Now that you have a better understanding of the general approach to Compton telescope analyses, you’re ready to start on the analysis examples. First, we recommend you review the detailed descriptions of the simulations in the data_products directory. The easiest analysis is the spectral fitting, and we recommend you start there: spectral_fit. The Richardson-Lucy imaging is computationally intensive, and still largely hard-coded in this release, and thus we recommend you work through these notebooks second: imaging. Please note that you should use a workstation with a large memory allocation for the imaging analyses, if one is available to you. A personal laptop with only 16 GB of memory, for example, will be limiting. Finally, we have also included some of the COSI Balloon data for analysis of the Crab Nebula as seen during the 2016 flight. After you’ve run through the spectral fitting and image deconvolution with the simulated data, you should be ready to analyze this real flight data: balloon data!

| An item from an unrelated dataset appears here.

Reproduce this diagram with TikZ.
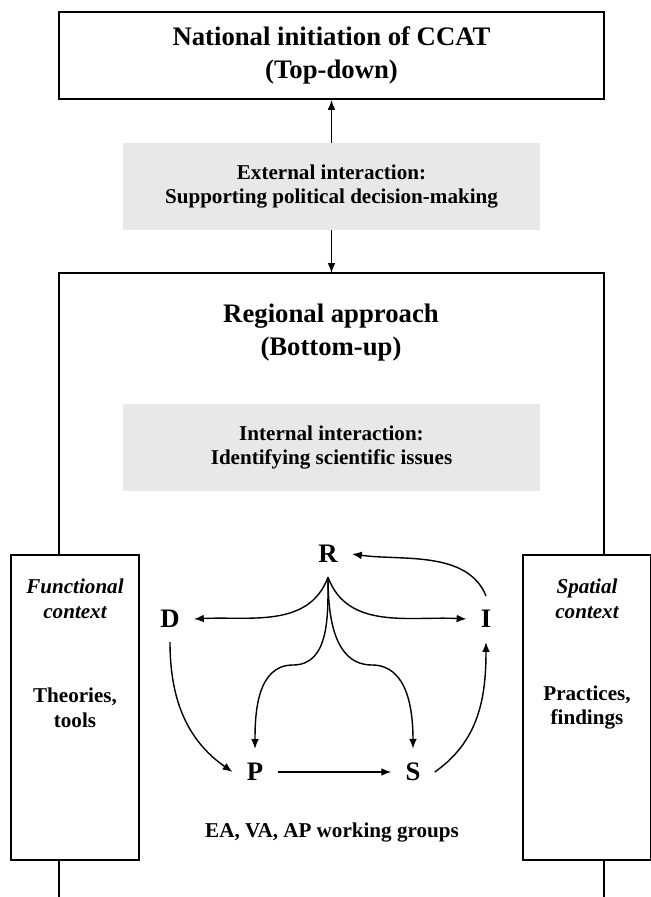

As mentioned previously, please don't hesitate to reach out to the COSI Data Challenge team if you have any questions, concerns, issues, or suggestions. Email Chris Karwin.

Bug Report

  • COSIpy classic requires pystan version 2.19.1.1., which has compatibility issues with Ubuntu 22.04 and currently cannot be installed. This only impacts the imaging notebooks with the simulated data. They can still be ran without modification, and will produce qualitatively similar images for the point sources and 511; however, the Al26 notebook will not work without pytan. In order to install COSITools on Ubuntu 22.04 you must remove pystan from requirements.txt.

  • January 20, 2023: The Al-26 notebook was tested and executes in its current form on Ubuntu 20.04. We've heard reports that the image deconvolution fails at early iterations (~10) on Mac M1 (and does not run on Ubuntu 22.04; see pystan note above). This is under investigation. Note that the other imaging notebooks should still be working ok. Please attempt this notebook as you wish, try changing parameters in the algorithm, or refer to the 511 keV imaging notebook for another example of diffuse imaging.